Supplied records>
+---+
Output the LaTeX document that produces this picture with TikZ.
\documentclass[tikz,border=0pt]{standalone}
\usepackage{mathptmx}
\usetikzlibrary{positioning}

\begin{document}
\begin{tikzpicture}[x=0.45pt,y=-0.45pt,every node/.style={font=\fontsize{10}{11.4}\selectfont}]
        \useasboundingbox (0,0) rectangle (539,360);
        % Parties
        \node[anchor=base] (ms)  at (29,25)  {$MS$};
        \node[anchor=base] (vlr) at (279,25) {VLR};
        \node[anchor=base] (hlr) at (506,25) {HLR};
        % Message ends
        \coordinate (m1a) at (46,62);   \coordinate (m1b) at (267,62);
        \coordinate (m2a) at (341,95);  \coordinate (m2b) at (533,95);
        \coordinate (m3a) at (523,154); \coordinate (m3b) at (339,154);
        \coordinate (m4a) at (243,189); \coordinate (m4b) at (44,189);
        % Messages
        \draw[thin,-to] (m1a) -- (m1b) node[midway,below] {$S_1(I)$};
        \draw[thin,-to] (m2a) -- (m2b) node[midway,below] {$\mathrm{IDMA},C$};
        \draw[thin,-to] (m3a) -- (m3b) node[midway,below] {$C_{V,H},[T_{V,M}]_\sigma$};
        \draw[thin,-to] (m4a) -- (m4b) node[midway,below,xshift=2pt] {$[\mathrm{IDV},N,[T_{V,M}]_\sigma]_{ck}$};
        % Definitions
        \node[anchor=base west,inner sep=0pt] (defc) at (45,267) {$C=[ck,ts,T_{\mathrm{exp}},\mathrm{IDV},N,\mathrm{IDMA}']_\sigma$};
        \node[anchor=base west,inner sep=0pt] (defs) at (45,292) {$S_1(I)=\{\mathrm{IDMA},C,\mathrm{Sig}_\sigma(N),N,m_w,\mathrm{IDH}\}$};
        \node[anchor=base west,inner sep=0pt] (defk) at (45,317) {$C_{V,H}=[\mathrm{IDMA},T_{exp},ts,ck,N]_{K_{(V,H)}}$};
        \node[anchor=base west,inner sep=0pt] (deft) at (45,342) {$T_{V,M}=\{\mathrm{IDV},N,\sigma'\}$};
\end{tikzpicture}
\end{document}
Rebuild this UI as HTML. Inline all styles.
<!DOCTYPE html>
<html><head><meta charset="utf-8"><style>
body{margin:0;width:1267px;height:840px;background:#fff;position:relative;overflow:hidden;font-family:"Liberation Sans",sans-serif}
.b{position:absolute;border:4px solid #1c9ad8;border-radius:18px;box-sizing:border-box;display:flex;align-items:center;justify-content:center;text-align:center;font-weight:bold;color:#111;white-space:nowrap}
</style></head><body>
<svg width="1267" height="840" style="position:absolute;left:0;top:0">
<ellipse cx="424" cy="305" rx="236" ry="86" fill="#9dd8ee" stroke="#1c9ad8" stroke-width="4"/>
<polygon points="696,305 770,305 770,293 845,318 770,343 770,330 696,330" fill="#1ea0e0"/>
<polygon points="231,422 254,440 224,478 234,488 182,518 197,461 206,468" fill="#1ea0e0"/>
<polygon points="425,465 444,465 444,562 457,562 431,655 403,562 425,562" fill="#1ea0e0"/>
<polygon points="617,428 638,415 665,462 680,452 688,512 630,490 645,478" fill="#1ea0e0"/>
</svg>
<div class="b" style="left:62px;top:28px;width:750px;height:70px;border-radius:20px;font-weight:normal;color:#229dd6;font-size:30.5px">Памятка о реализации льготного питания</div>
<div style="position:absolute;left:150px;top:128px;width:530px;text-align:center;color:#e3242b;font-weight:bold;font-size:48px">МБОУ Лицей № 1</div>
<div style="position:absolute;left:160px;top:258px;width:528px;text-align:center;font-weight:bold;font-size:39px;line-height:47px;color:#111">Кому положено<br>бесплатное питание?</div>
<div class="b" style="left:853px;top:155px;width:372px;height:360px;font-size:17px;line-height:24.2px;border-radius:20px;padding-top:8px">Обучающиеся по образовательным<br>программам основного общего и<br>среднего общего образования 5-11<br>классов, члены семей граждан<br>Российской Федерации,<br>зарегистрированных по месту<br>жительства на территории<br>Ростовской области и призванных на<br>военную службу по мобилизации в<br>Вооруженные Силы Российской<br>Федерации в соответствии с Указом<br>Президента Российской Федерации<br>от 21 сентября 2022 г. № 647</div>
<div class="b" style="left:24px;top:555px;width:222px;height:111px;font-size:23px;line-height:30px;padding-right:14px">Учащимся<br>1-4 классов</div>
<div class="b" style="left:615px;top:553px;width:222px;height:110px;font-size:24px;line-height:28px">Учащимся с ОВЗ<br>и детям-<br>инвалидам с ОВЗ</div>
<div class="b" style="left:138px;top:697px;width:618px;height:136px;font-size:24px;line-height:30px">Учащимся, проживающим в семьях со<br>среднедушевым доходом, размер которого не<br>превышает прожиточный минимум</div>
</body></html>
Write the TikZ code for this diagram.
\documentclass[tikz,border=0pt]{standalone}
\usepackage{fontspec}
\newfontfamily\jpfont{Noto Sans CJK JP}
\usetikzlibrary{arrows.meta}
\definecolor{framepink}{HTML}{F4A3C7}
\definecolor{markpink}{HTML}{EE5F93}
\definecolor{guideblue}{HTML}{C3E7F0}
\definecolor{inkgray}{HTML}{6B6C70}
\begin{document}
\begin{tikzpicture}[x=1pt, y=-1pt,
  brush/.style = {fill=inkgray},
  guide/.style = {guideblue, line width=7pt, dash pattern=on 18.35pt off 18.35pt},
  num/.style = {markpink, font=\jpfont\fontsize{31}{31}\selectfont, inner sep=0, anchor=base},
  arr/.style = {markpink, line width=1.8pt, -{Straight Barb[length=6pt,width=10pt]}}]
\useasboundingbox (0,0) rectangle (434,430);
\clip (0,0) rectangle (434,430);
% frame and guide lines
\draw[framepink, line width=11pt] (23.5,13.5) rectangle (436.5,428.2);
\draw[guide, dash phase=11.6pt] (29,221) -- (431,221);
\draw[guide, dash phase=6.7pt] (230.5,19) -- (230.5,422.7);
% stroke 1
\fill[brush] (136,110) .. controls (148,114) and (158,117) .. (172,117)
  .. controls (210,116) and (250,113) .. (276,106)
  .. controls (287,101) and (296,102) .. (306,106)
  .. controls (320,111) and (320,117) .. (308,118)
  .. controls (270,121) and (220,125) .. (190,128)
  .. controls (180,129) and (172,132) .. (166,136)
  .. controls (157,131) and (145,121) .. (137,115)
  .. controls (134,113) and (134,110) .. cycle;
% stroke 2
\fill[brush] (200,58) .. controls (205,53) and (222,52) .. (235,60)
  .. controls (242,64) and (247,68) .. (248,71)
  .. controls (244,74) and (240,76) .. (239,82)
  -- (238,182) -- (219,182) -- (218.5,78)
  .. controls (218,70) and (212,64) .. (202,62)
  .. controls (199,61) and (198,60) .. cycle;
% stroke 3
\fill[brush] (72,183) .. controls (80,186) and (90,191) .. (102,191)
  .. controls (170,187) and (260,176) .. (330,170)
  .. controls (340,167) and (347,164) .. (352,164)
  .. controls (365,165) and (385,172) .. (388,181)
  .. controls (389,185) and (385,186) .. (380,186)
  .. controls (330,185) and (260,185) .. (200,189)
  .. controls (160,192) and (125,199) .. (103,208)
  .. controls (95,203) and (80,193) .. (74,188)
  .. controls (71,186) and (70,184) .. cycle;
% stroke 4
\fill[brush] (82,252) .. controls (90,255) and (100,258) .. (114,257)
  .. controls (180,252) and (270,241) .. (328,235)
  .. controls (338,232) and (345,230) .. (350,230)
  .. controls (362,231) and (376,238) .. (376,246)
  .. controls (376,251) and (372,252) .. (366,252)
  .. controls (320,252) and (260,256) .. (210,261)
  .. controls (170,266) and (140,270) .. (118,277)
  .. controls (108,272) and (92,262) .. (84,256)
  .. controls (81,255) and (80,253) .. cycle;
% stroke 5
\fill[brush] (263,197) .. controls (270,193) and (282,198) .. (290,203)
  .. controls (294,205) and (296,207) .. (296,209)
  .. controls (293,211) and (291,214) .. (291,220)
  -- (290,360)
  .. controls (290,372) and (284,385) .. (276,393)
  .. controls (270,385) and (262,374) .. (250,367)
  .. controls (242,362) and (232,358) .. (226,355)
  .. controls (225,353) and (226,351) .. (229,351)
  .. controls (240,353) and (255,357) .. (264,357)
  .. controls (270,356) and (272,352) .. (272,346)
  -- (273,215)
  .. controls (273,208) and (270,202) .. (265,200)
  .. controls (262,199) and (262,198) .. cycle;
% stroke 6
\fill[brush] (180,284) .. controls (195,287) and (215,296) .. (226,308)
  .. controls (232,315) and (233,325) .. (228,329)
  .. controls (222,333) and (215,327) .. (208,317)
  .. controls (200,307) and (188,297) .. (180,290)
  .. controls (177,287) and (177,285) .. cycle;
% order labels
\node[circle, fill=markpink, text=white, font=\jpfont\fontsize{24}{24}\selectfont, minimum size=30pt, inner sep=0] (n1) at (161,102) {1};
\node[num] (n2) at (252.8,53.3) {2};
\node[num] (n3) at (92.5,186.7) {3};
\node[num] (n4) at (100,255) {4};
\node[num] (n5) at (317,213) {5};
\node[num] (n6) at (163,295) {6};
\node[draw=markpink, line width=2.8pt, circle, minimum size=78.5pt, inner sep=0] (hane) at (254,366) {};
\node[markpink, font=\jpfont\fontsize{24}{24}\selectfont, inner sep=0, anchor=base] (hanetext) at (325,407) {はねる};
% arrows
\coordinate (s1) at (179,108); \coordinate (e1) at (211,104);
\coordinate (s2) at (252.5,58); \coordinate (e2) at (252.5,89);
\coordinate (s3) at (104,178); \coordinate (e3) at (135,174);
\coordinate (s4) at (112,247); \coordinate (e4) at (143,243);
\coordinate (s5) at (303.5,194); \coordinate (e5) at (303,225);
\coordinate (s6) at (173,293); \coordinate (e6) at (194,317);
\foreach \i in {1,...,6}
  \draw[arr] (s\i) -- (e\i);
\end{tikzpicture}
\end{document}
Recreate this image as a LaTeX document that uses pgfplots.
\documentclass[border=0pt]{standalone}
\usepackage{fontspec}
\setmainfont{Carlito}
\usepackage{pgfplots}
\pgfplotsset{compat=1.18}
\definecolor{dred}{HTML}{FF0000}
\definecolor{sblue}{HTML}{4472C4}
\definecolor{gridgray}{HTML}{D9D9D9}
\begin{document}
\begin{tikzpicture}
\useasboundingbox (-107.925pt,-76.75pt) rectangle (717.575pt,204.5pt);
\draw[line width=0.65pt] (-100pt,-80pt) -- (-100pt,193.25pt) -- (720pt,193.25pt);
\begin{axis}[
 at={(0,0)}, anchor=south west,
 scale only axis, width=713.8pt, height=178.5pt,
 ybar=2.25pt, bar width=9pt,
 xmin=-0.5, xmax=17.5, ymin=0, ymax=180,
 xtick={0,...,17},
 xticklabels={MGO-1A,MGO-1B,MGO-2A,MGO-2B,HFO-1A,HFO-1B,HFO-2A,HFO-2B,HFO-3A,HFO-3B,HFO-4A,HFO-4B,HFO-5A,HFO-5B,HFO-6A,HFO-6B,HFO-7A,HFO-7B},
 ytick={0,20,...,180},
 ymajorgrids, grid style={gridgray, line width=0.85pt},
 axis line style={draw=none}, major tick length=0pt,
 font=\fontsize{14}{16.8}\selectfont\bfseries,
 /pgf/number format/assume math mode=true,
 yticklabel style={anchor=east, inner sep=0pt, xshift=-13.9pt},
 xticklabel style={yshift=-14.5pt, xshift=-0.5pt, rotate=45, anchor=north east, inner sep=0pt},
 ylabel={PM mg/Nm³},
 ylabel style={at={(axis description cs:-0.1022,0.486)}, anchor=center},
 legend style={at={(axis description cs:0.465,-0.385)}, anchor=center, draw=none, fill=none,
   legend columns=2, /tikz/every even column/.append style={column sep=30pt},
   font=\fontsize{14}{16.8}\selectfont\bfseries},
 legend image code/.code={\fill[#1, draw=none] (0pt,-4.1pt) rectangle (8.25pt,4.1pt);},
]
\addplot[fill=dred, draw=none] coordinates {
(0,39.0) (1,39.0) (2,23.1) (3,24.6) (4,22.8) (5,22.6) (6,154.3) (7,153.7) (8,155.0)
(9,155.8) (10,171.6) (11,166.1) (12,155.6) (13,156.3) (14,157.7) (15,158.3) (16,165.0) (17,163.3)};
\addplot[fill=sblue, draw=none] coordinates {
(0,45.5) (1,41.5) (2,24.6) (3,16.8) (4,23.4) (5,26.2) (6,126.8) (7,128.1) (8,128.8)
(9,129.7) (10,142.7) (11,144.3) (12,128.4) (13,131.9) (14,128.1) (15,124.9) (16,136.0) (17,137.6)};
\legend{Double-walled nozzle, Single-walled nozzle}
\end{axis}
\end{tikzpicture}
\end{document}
+---+
Instruction>
In the listing, find every line with the word "LaTeX" and state how many there are, nothing more.

Worked answer>
2